# DATA BLOCK
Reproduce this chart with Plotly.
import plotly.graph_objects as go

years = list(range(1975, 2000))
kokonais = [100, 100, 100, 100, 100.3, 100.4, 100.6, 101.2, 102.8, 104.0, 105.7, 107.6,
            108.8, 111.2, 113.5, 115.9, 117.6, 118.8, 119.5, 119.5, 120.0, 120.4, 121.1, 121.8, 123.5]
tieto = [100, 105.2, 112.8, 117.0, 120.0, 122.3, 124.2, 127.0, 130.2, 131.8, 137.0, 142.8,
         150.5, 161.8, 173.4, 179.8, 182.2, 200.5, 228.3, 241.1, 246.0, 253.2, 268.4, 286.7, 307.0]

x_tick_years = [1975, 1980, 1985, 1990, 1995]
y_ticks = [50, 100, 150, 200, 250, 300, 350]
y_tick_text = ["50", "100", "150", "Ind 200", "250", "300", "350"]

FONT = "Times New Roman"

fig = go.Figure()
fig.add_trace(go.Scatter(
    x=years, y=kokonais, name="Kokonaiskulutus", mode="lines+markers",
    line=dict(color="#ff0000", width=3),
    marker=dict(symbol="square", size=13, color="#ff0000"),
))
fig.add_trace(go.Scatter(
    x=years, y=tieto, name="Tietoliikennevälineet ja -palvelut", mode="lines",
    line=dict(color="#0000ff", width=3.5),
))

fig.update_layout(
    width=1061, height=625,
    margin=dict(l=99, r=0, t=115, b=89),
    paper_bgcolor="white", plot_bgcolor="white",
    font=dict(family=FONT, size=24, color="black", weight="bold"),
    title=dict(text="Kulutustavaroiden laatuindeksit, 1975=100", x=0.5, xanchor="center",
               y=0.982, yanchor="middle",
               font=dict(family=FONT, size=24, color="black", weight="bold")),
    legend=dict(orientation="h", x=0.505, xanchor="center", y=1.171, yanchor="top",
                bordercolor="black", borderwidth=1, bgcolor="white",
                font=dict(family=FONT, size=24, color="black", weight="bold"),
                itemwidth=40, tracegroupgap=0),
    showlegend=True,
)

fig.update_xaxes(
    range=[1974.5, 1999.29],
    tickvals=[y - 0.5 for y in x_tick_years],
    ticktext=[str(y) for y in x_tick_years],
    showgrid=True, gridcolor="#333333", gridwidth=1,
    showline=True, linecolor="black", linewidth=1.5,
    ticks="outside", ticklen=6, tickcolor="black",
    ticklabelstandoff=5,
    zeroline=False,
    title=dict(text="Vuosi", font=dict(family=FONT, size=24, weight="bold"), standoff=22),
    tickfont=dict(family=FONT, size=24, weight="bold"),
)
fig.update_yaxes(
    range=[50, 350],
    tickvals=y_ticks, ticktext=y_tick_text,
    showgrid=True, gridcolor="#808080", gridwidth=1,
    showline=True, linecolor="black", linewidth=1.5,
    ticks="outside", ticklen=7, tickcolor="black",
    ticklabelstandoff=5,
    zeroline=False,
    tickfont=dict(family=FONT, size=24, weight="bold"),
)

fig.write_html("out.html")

# PROBLEM REQUIREMENTS
Each line of the material above must be retyped precisely.

# OUTPUT FOR THIS EXERCISE
Reproduce this chart with Plotly.
import plotly.graph_objects as go

years = list(range(1975, 2000))
kokonais = [100, 100, 100, 100, 100.3, 100.4, 100.6, 101.2, 102.8, 104.0, 105.7, 107.6,
            108.8, 111.2, 113.5, 115.9, 117.6, 118.8, 119.5, 119.5, 120.0, 120.4, 121.1, 121.8, 123.5]
tieto = [100, 105.2, 112.8, 117.0, 120.0, 122.3, 124.2, 127.0, 130.2, 131.8, 137.0, 142.8,
         150.5, 161.8, 173.4, 179.8, 182.2, 200.5, 228.3, 241.1, 246.0, 253.2, 268.4, 286.7, 307.0]

x_tick_years = [1975, 1980, 1985, 1990, 1995]
y_ticks = [50, 100, 150, 200, 250, 300, 350]
y_tick_text = ["50", "100", "150", "Ind 200", "250", "300", "350"]

FONT = "Times New Roman"

fig = go.Figure()
fig.add_trace(go.Scatter(
    x=years, y=kokonais, name="Kokonaiskulutus", mode="lines+markers",
    line=dict(color="#ff0000", width=3),
    marker=dict(symbol="square", size=13, color="#ff0000"),
))
fig.add_trace(go.Scatter(
    x=years, y=tieto, name="Tietoliikennevälineet ja -palvelut", mode="lines",
    line=dict(color="#0000ff", width=3.5),
))

fig.update_layout(
    width=1061, height=625,
    margin=dict(l=99, r=0, t=115, b=89),
    paper_bgcolor="white", plot_bgcolor="white",
    font=dict(family=FONT, size=24, color="black", weight="bold"),
    title=dict(text="Kulutustavaroiden laatuindeksit, 1975=100", x=0.5, xanchor="center",
               y=0.982, yanchor="middle",
               font=dict(family=FONT, size=24, color="black", weight="bold")),
    legend=dict(orientation="h", x=0.505, xanchor="center", y=1.171, yanchor="top",
                bordercolor="black", borderwidth=1, bgcolor="white",
                font=dict(family=FONT, size=24, color="black", weight="bold"),
                itemwidth=40, tracegroupgap=0),
    showlegend=True,
)

fig.update_xaxes(
    range=[1974.5, 1999.29],
    tickvals=[y - 0.5 for y in x_tick_years],
    ticktext=[str(y) for y in x_tick_years],
    showgrid=True, gridcolor="#333333", gridwidth=1,
    showline=True, linecolor="black", linewidth=1.5,
    ticks="outside", ticklen=6, tickcolor="black",
    ticklabelstandoff=5,
    zeroline=False,
    title=dict(text="Vuosi", font=dict(family=FONT, size=24, weight="bold"), standoff=22),
    tickfont=dict(family=FONT, size=24, weight="bold"),
)
fig.update_yaxes(
    range=[50, 350],
    tickvals=y_ticks, ticktext=y_tick_text,
    showgrid=True, gridcolor="#808080", gridwidth=1,
    showline=True, linecolor="black", linewidth=1.5,
    ticks="outside", ticklen=7, tickcolor="black",
    ticklabelstandoff=5,
    zeroline=False,
    tickfont=dict(family=FONT, size=24, weight="bold"),
)

fig.write_html("out.html")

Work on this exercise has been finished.